Cette fois encore, alors que la CENI explique que, dans les centres de compilation, le travail avance mais n’est pas encore terminé et réclame un nouveau délai avant de proclamer le résultat final, le leader de l’UDPS se montre serein. Logique aussi : « ne faisant pas confiance au comptage électronique, nous, dans l’opposition, nous avions exigé un comptage manuel. Or ce dernier prend évidemment plus de temps, il nous faut l’accepter… Il est possible que la CENI, se fiant au verdict électronique, possède déjà le résultat final, mais elle ne peut l’annoncer puisque le seul résultat qui aura de la valeur est celui qui sera issu du décompte manuel… »

« Ramener la paix »

Ayant longtemps vécu en Belgique, Félix Tshisekedi, durant sa campagne électorale s’est rendu à l’intérieur du pays, dans le Congo profond, et en particulier dans les provinces de l’Est, fief de son colistier Vital Kamerhe. Il en est revenu bouleversé, par l’accueil chaleureux qui lui a été réservé, par l’espoir de changement, mais pas seulement : « là bas, les conditions de vie sont terribles. Les gens vivent dans une insécurité, une incertitude totale, leur vie est une loterie. Ma priorité, pour ces régions de l’Est mais aussi pour le Kasaï, c’est de ramener la paix. Moi-même, alors que je voulais me rendre à Butembo par la route, j’ai du y renoncer car c’était trop dangereux. On m’a fait comprendre que tout pouvait arriver…Cette situation est d’autant plus scandaleuse que le sous- sol de ces régions est incroyablement riche… Revenant de là, je me suis juré de tout faire pour ramener la paix, pour réconcilier le Congo, le mettre vraiment sur la voie du développement. »

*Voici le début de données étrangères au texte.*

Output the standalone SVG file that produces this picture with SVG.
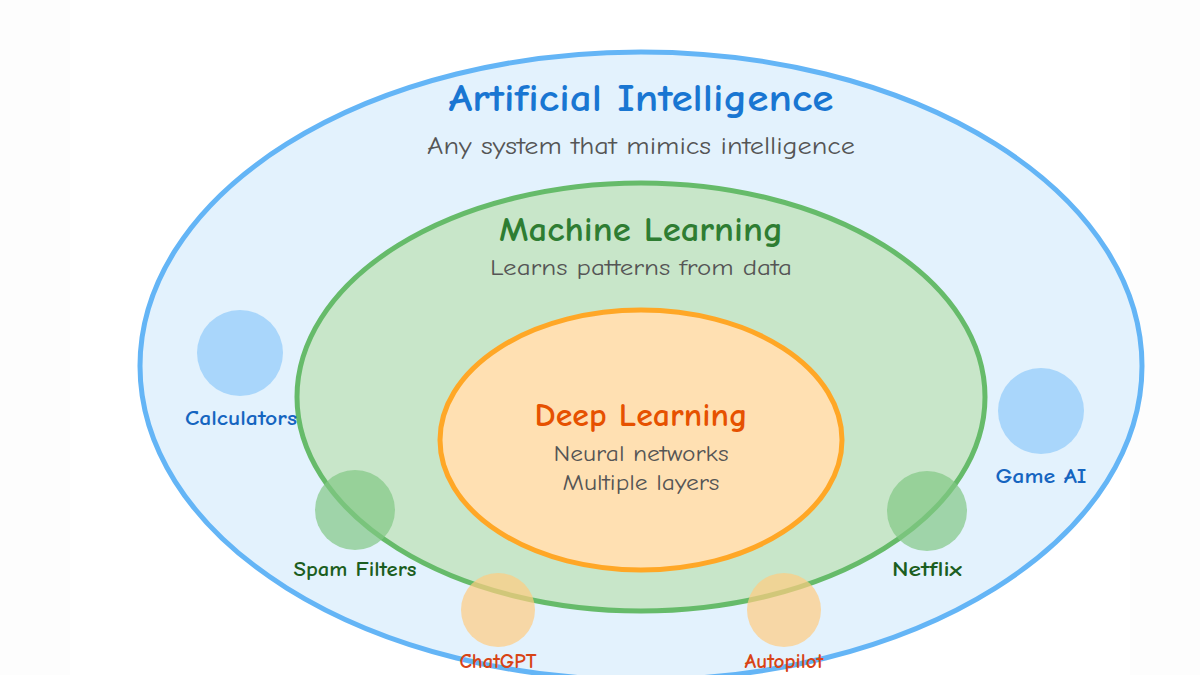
<svg xmlns="http://www.w3.org/2000/svg" width="1200" height="675" viewBox="0 0 1200 675">
<style>
.t{font-family:"Comic Neue","Liberation Sans","DejaVu Sans",sans-serif;text-anchor:middle}
.h{font-weight:bold}
.sub{fill:#555555}
.lab{font-weight:bold;font-size:20px}
.ai{fill:#90caf9;opacity:0.7}
.ml{fill:#81c784;opacity:0.7}
.dl{fill:#ffcc80;opacity:0.7}
</style>
<rect width="1200" height="675" fill="#fdfdfd"/>
<rect x="70" width="1060" height="675" fill="#ffffff"/>
<g id="ai">
<ellipse cx="641" cy="366" rx="501" ry="314" fill="#e3f2fd" stroke="#64b5f6" stroke-width="5"/>
<text class="t h" x="641" y="111" font-size="39" fill="#1976d2" textLength="385" lengthAdjust="spacingAndGlyphs">Artificial Intelligence</text>
<text class="t sub" x="641" y="154" font-size="25" textLength="428" lengthAdjust="spacingAndGlyphs">Any system that mimics intelligence</text>
</g>
<g id="ml">
<ellipse cx="641" cy="397" rx="344" ry="214" fill="#c8e6c9" stroke="#66bb6a" stroke-width="5"/>
<text class="t h" x="641" y="241" font-size="34" fill="#2e7d32" textLength="284" lengthAdjust="spacingAndGlyphs">Machine Learning</text>
<text class="t sub" x="641" y="275" font-size="23" textLength="302" lengthAdjust="spacingAndGlyphs">Learns patterns from data</text>
</g>
<g id="dl">
<ellipse cx="641" cy="440" rx="201" ry="130" fill="#ffe0b2" stroke="#ffa726" stroke-width="5"/>
<text class="t h" x="641" y="426" font-size="32" fill="#e65100" textLength="213" lengthAdjust="spacingAndGlyphs">Deep Learning</text>
<text class="t sub" x="641" y="461" font-size="23" textLength="175" lengthAdjust="spacingAndGlyphs">Neural networks</text>
<text class="t sub" x="641" y="490" font-size="23" textLength="157" lengthAdjust="spacingAndGlyphs">Multiple layers</text>
</g>
<g id="calculators">
<circle class="ai" cx="240" cy="353" r="43"/>
<text class="t lab" x="241" y="425" fill="#1565c0" textLength="112" lengthAdjust="spacingAndGlyphs">Calculators</text>
</g>
<g id="game-ai">
<circle class="ai" cx="1041" cy="411" r="43"/>
<text class="t lab" x="1041" y="483" fill="#1565c0" textLength="91" lengthAdjust="spacingAndGlyphs">Game AI</text>
</g>
<g id="spam-filters">
<circle class="ml" cx="355" cy="510" r="40"/>
<text class="t lab" x="355" y="576" fill="#1b5e20" textLength="123" lengthAdjust="spacingAndGlyphs">Spam Filters</text>
</g>
<g id="netflix">
<circle class="ml" cx="927" cy="511" r="40"/>
<text class="t lab" x="927" y="576" fill="#1b5e20" textLength="70" lengthAdjust="spacingAndGlyphs">Netflix</text>
</g>
<g id="chatgpt">
<circle class="dl" cx="498" cy="610" r="37"/>
<text class="t lab" x="498" y="668" font-size="18" fill="#d84315" textLength="77" lengthAdjust="spacingAndGlyphs">ChatGPT</text>
</g>
<g id="autopilot">
<circle class="dl" cx="784" cy="610" r="37"/>
<text class="t lab" x="784" y="668" font-size="18" fill="#d84315" textLength="79" lengthAdjust="spacingAndGlyphs">Autopilot</text>
</g>
<g id="connectors"></g>
</svg>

Pour Félix Tshisekedi, dont le père, Etienne, était le premier juriste formé après l’indépendance, « il est urgent de rétablir un Etat de droit, de réhabiliter l’administration. Dans ces régions où je suis allé, j’ai constaté que l’Etat n’existait plus… La première chose à faire, c’est d’organiser un recensement, afin d’identifier la population de manière exacte, son nombre, ses besoins… Il est urgent aussi de combattre ce que nous appelons les « anti valeurs », d’éradiquer la corruption, de lutter contre l’impunité. Je veux que le Congo redevienne un Etat de droit, dont le premier citoyen, le chef de l’Etat, sera au service de tout le monde… Il faut aussi redistribuer autrement les richesses, miser sur l’éducation: l’enseignement doit être obligatoire, et gratuit aussi, pour tout le monde. »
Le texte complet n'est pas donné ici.